Stated goal
Retype only what runs from the first line of the listing to the line holding "79, 100, 100];", both included. Do not retype the pictures.

★ ★ ★ ★

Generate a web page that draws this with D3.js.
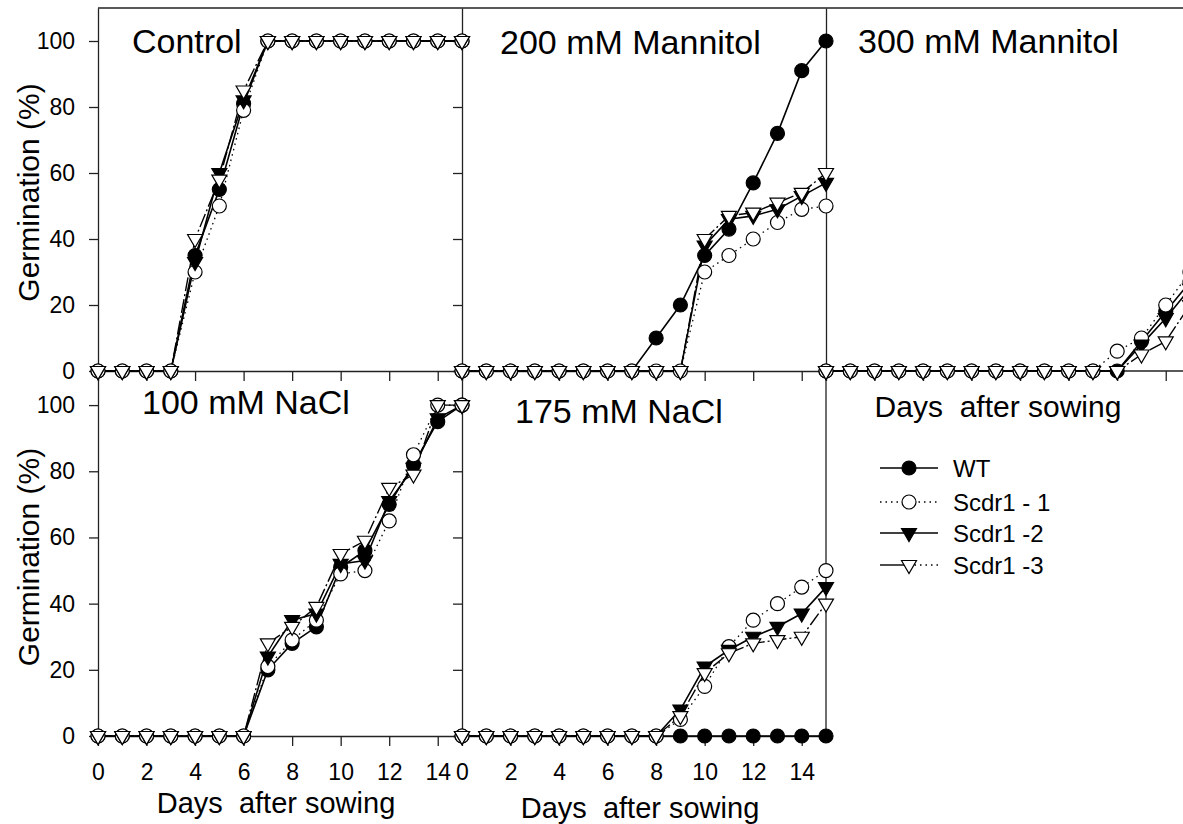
<!DOCTYPE html>
<html>
<head>
<meta charset="utf-8">
<script src="https://cdn.jsdelivr.net/npm/d3@7"></script>
<style>
  body { margin: 0; background: #fff; }
  svg text { font-family: "Liberation Sans", Arial, sans-serif; fill: #000; }
</style>
</head>
<body>
<svg id="chart" width="1183" height="824"></svg>
<script>
// days after sowing
var days = [0, 1, 2, 3, 4, 5, 6, 7, 8, 9, 10, 11, 12, 13, 14, 15];
var xTicks = [0, 2, 4, 6, 8, 10, 12, 14];
var yTicks = [0, 20, 40, 60, 80, 100];
var seriesNames = ["WT", "Scdr1 - 1", "Scdr1 -2", "Scdr1 -3"];
var panelTitles = ["Control", "200 mM Mannitol", "300 mM Mannitol", "100 mM NaCl", "175 mM NaCl"];

// germination (%) per panel, one array per line
var controlWT = [0, 0, 0, 0, 35, 55, 81, 100, 100, 100, 100, 100, 100, 100, 100, 100];
var controlS1 = [0, 0, 0, 0, 30, 50, 79, 100, 100, 100, 100, 100, 100, 100, 100, 100];
var controlS2 = [0, 0, 0, 0, 33, 60, 82, 100, 100, 100, 100, 100, 100, 100, 100, 100];
var controlS3 = [0, 0, 0, 0, 40, 58, 85, 100, 100, 100, 100, 100, 100, 100, 100, 100];

var man200WT = [0, 0, 0, 0, 0, 0, 0, 0, 10, 20, 35, 43, 57, 72, 91, 100];
var man200S1 = [0, 0, 0, 0, 0, 0, 0, 0, 0, 0, 30, 35, 40, 45, 49, 50];
var man200S2 = [0, 0, 0, 0, 0, 0, 0, 0, 0, 0, 38, 46, 47, 49, 53, 57];
var man200S3 = [0, 0, 0, 0, 0, 0, 0, 0, 0, 0, 40, 47, 48, 51, 54, 60];

var man300WT = [0, 0, 0, 0, 0, 0, 0, 0, 0, 0, 0, 0, 0, 9, 18, 27];
var man300S1 = [0, 0, 0, 0, 0, 0, 0, 0, 0, 0, 0, 0, 6, 10, 20, 30];
var man300S2 = [0, 0, 0, 0, 0, 0, 0, 0, 0, 0, 0, 0, 0, 8, 16, 25];
var man300S3 = [0, 0, 0, 0, 0, 0, 0, 0, 0, 0, 0, 0, 0, 5, 9, 20];

var nacl100WT = [0, 0, 0, 0, 0, 0, 0, 20, 28, 33, 51, 56, 70, 82, 95, 100];
var nacl100S1 = [0, 0, 0, 0, 0, 0, 0, 21, 29, 35, 49, 50, 65, 85, 100, 100];
var nacl100S2 = [0, 0, 0, 0, 0, 0, 0, 24, 35, 37, 52, 53, 71, 81, 96, 100];
var nacl100S3 = [0, 0, 0, 0, 0, 0, 0, 28, 33, 39, 55, 59, 75, 79, 100, 100];

var nacl175WT = [0, 0, 0, 0, 0, 0, 0, 0, 0, 0, 0, 0, 0, 0, 0, 0];
var nacl175S1 = [0, 0, 0, 0, 0, 0, 0, 0, 0, 5, 15, 27, 35, 40, 45, 50];
var nacl175S2 = [0, 0, 0, 0, 0, 0, 0, 0, 0, 8, 21, 26, 30, 33, 37, 45];
var nacl175S3 = [0, 0, 0, 0, 0, 0, 0, 0, 0, 6, 19, 25, 28, 29, 30, 40];

var svg = d3.select("#chart");
var axisColor = "#222";

var panels = [
  { title: panelTitles[0], col: 0, row: 0, data: [controlWT, controlS1, controlS2, controlS3], tx: 34, ty: 53, yLabels: true, yTicks: true, xLabels: false },
  { title: panelTitles[1], col: 1, row: 0, data: [man200WT, man200S1, man200S2, man200S3], tx: 38, ty: 54, yLabels: false, yTicks: true, xLabels: false },
  { title: panelTitles[2], col: 2, row: 0, data: [man300WT, man300S1, man300S2, man300S3], tx: 32, ty: 53, yLabels: false, yTicks: false, xLabels: false },
  { title: panelTitles[3], col: 0, row: 1, data: [nacl100WT, nacl100S1, nacl100S2, nacl100S3], tx: 44, ty: 414, yLabels: true, yTicks: true, xLabels: true, xTitleY: 813 },
  { title: panelTitles[4], col: 1, row: 1, data: [nacl175WT, nacl175S1, nacl175S2, nacl175S3], tx: 53, ty: 423, yLabels: false, yTicks: true, xLabels: true, xTitleY: 818 }
];

var colLeft = [98, 462, 826];
var panelW = 364;
var rowRange = [[371, 8], [736, 372]];

// line + marker style per series
var styles = [
  { dash: null, width: 1.6, marker: "circle", fill: "#000" },
  { dash: "1.5,4", width: 1.3, marker: "circle", fill: "#fff" },
  { dash: null, width: 1.6, marker: "tri", fill: "#000" },
  { dash: "14,3,2,3", width: 1.4, marker: "tri", fill: "#fff" }
];

function drawMarker(g, st, cx, cy) {
  if (st.marker === "circle") {
    g.append("circle").attr("cx", cx).attr("cy", cy).attr("r", 7)
      .attr("fill", st.fill).attr("stroke", "#000").attr("stroke-width", 1.2);
  } else {
    g.append("path").attr("d", "M-7.5,-4.5L7.5,-4.5L0,8.5Z")
      .attr("transform", "translate(" + cx + "," + cy + ")")
      .attr("fill", st.fill).attr("stroke", "#000").attr("stroke-width", 1.2);
  }
}

// top frame line
svg.append("line").attr("x1", 98).attr("x2", 1183).attr("y1", 8).attr("y2", 8)
  .attr("stroke", axisColor).attr("stroke-width", 1.3);
// right border of 175 mM panel
svg.append("line").attr("x1", 826).attr("x2", 826).attr("y1", 372).attr("y2", 736)
  .attr("stroke", axisColor).attr("stroke-width", 1.3);

panels.forEach(function (p) {
  var x = d3.scaleLinear().domain([0, 15]).range([colLeft[p.col], colLeft[p.col] + panelW]);
  var y = d3.scaleLinear().domain([0, 110]).range(rowRange[p.row]);
  p.x = x; p.y = y;

  var xAxis = d3.axisBottom(x).tickValues(xTicks).tickSize(10).tickSizeOuter(0)
    .tickPadding(18).tickFormat(p.xLabels ? d3.format("d") : "");
  var gx = svg.append("g").attr("transform", "translate(0," + y(0) + ")").call(xAxis);
  if (p.col === 2) gx.select(".domain").attr("d", "M" + x(0) + ",0H1183");

  var yAxis = d3.axisLeft(y).tickValues(p.yTicks ? yTicks : []).tickSize(9).tickSizeOuter(0)
    .tickPadding(14).tickFormat(p.yLabels ? d3.format("d") : "");
  var gy = svg.append("g").attr("transform", "translate(" + x(0) + ",0)").call(yAxis);

  [gx, gy].forEach(function (g) {
    g.select(".domain").attr("stroke", axisColor).attr("stroke-width", 1.3);
    g.selectAll(".tick line").attr("stroke", axisColor).attr("stroke-width", 1.3);
    g.selectAll(".tick text").attr("font-size", 23).attr("fill", "#000")
      .attr("font-family", "Liberation Sans, Arial, sans-serif");
  });

  // panel title
  svg.append("text").attr("x", x(0) + p.tx).attr("y", p.ty)
    .attr("font-size", 34).text(p.title);

  if (p.yLabels) {
    var mid = (rowRange[p.row][0] + rowRange[p.row][1]) / 2 + 3;
    svg.append("text").attr("transform", "translate(39," + mid + ") rotate(-90)")
      .attr("text-anchor", "middle").attr("font-size", 30).text("Germination (%)");
  }
  if (p.xLabels) {
    svg.append("text").attr("x", x(7.5) - 4).attr("y", p.xTitleY)
      .attr("text-anchor", "middle").attr("font-size", 29).text("Days\u00a0 after sowing");
  }
});

// x title for the mannitol 300 panel (sits under its axis)
svg.append("text").attr("x", 998).attr("y", 417).attr("text-anchor", "middle")
  .attr("font-size", 30).text("Days\u00a0 after sowing");

// lines then markers
panels.forEach(function (p) {
  var g = svg.append("g");
  p.data.forEach(function (vals, si) {
    var st = styles[si];
    var line = d3.line().x(function (d, i) { return p.x(days[i]); }).y(function (d) { return p.y(d); });
    g.append("path").datum(vals).attr("d", line).attr("fill", "none")
      .attr("stroke", "#000").attr("stroke-width", st.width)
      .attr("stroke-dasharray", st.dash);
  });
  p.data.forEach(function (vals, si) {
    vals.forEach(function (v, i) {
      drawMarker(g, styles[si], p.x(days[i]), p.y(v));
    });
  });
});

// legend
var legend = svg.append("g");
var legendY = [468, 502, 533, 565];
seriesNames.forEach(function (name, si) {
  var st = styles[si];
  var ly = legendY[si];
  if (si === 3) {
    legend.append("line").attr("x1", 880).attr("x2", 909).attr("y1", ly).attr("y2", ly)
      .attr("stroke", "#000").attr("stroke-width", st.width);
    legend.append("line").attr("x1", 909).attr("x2", 938).attr("y1", ly).attr("y2", ly)
      .attr("stroke", "#000").attr("stroke-width", 1.3).attr("stroke-dasharray", "1.5,4");
  } else {
    legend.append("line").attr("x1", 880).attr("x2", 938).attr("y1", ly).attr("y2", ly)
      .attr("stroke", "#000").attr("stroke-width", st.width)
      .attr("stroke-dasharray", st.dash);
  }
  drawMarker(legend, st, 909, ly);
  legend.append("text").attr("x", 953).attr("y", ly + 8.5).attr("font-size", 24).text(name);
});
</script>
</body>
</html>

★ ★ ★ ★

Task solution
Generate a web page that draws this with D3.js.
<!DOCTYPE html>
<html>
<head>
<meta charset="utf-8">
<script src="https://cdn.jsdelivr.net/npm/d3@7"></script>
<style>
  body { margin: 0; background: #fff; }
  svg text { font-family: "Liberation Sans", Arial, sans-serif; fill: #000; }
</style>
</head>
<body>
<svg id="chart" width="1183" height="824"></svg>
<script>
// days after sowing
var days = [0, 1, 2, 3, 4, 5, 6, 7, 8, 9, 10, 11, 12, 13, 14, 15];
var xTicks = [0, 2, 4, 6, 8, 10, 12, 14];
var yTicks = [0, 20, 40, 60, 80, 100];
var seriesNames = ["WT", "Scdr1 - 1", "Scdr1 -2", "Scdr1 -3"];
var panelTitles = ["Control", "200 mM Mannitol", "300 mM Mannitol", "100 mM NaCl", "175 mM NaCl"];

// germination (%) per panel, one array per line
var controlWT = [0, 0, 0, 0, 35, 55, 81, 100, 100, 100, 100, 100, 100, 100, 100, 100];
var controlS1 = [0, 0, 0, 0, 30, 50, 79, 100, 100, 100, 100, 100, 100, 100, 100, 100];
var controlS2 = [0, 0, 0, 0, 33, 60, 82, 100, 100, 100, 100, 100, 100, 100, 100, 100];
var controlS3 = [0, 0, 0, 0, 40, 58, 85, 100, 100, 100, 100, 100, 100, 100, 100, 100];

var man200WT = [0, 0, 0, 0, 0, 0, 0, 0, 10, 20, 35, 43, 57, 72, 91, 100];
var man200S1 = [0, 0, 0, 0, 0, 0, 0, 0, 0, 0, 30, 35, 40, 45, 49, 50];
var man200S2 = [0, 0, 0, 0, 0, 0, 0, 0, 0, 0, 38, 46, 47, 49, 53, 57];
var man200S3 = [0, 0, 0, 0, 0, 0, 0, 0, 0, 0, 40, 47, 48, 51, 54, 60];

var man300WT = [0, 0, 0, 0, 0, 0, 0, 0, 0, 0, 0, 0, 0, 9, 18, 27];
var man300S1 = [0, 0, 0, 0, 0, 0, 0, 0, 0, 0, 0, 0, 6, 10, 20, 30];
var man300S2 = [0, 0, 0, 0, 0, 0, 0, 0, 0, 0, 0, 0, 0, 8, 16, 25];
var man300S3 = [0, 0, 0, 0, 0, 0, 0, 0, 0, 0, 0, 0, 0, 5, 9, 20];

var nacl100WT = [0, 0, 0, 0, 0, 0, 0, 20, 28, 33, 51, 56, 70, 82, 95, 100];
var nacl100S1 = [0, 0, 0, 0, 0, 0, 0, 21, 29, 35, 49, 50, 65, 85, 100, 100];
var nacl100S2 = [0, 0, 0, 0, 0, 0, 0, 24, 35, 37, 52, 53, 71, 81, 96, 100];
var nacl100S3 = [0, 0, 0, 0, 0, 0, 0, 28, 33, 39, 55, 59, 75, 79, 100, 100];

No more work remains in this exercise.